After serving an 18-year prison sentence for murder, a woman returns to the grey seaside town where she grew up.
Written down, the premise for Back to Life sounds like the elevator pitch for a classy but depressing HBO drama that might bag Kate Winslet an Emmy nomination.
So it was to the immense credit of Daisy Haggard, who stars in and co-wrote the series, that it was both profound and charmingly funny as it began a second season.
The long-term devastation caused by violent death was not shied away from. Yet as Haggard’s Miri Matteson adjusted to the world outside prison, the comedy also mined the absurdity of everyday life for gentle and contagious laughs
In windswept Hythe, Kent, Miri’s biggest challenge was not holding down a job nor enduring the stares of her neighbours – it was the nagging of her parents (Geraldine James and Richard Durden).
There was a mystery, too, in a comedy shepherded to the screen by Fleabag and Baptiste producers Harry and Jack Williams.
As the father of the murdered Lara, Adrian Edmondson delivered a searing portrait of grief. But had he really been conducting an affair with another of Miri’s friends, Mandy (Christine Bottomley), at the time of Lara’s killing?
His wife suspected so and turned up at the supermarket where Miri was working for confirmation.
Miri, meanwhile, was wrestling with the knowledge that Mandy had told Lara that it was Miri who had been sleeping with her father.

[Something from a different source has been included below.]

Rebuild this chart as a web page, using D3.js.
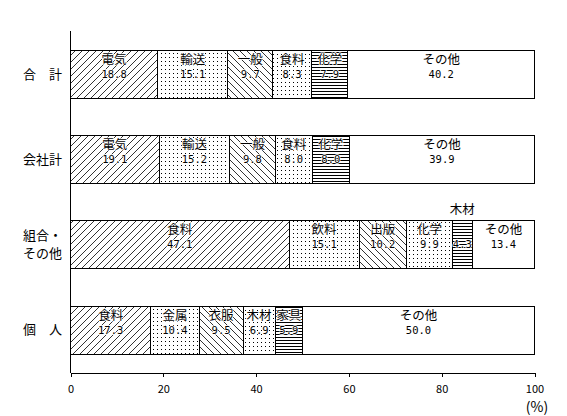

This had led Lara to confront Miri, resulting in her fatal plunge – and Miri’s murder conviction.
Back in the present, Miri was pressing on with her slow-burn almost-romance with the bashful Billy (Adeel Akhtar). They shared lunch on a bench and Miri remarked that sandwiches were far less common in prison than you might imagine.
It was a wistful and surreal line: funny yet bleak. And a joke that captured the essence of Back to Life – full of chuckles but not shying away from the darkness at its centre.